A Study of Proximity of Domains for Text Categorization

doi:10.1201/9780429277573-7

ABSTRACT

This chapter aims to present a novel approach to text representation for the automatic classification of Bangla text documents obtained from various web sources. Text classification or Text categorization (TC) is a major challenge for Indian languages, especially for Bangla, because of its complex morphology. The considerable growth in the presence of Bangla text documents on the web has made it necessary to develop an automatic text classification system based on some classification techniques. Text classification in Bangla demands considerable work to analyze the content of text documents, where matching the terms with bags of words (BoWs) alone will not be sufficient. In this chapter, the unique bag of words (UBoWs) model and the proximity between the text categories or domains being considered are used to increase the efficiency of the automatic text classification system. The proximity of categories is determined based on the UBoWs model.

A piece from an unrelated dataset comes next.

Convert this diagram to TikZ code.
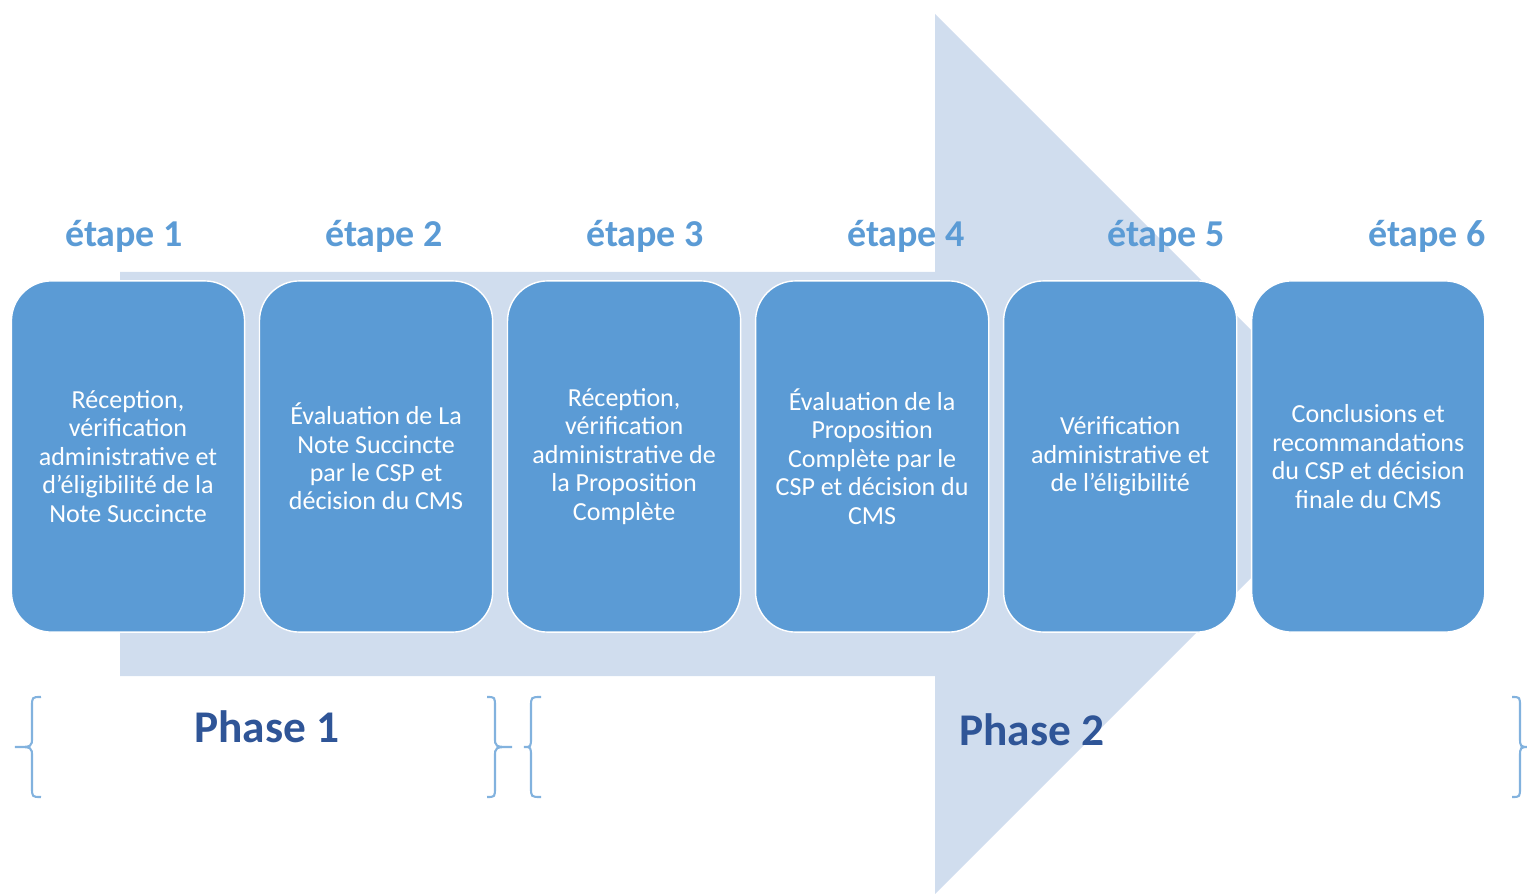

After observing the depicted outcome, some of the proximity results show a more reasonable output than others that hardly upgraded the classification rate. Thus, a scoring algorithm is employed to assign different scores to the proximity of domains based on the frequency of the closeness in the corpus. After developing the feature set, a naive Bayes multinomial is used as a classifier. The proposed model is validated and evaluated using other widely recognized classifiers on the obtained datasets. The performance of the system is presented in terms of precision, recall and F₁ measure. Besides classifying the text documents into their respective text categories or domains, this model also clearly states the proximity of one domain from another which helps in understanding the relationship between them.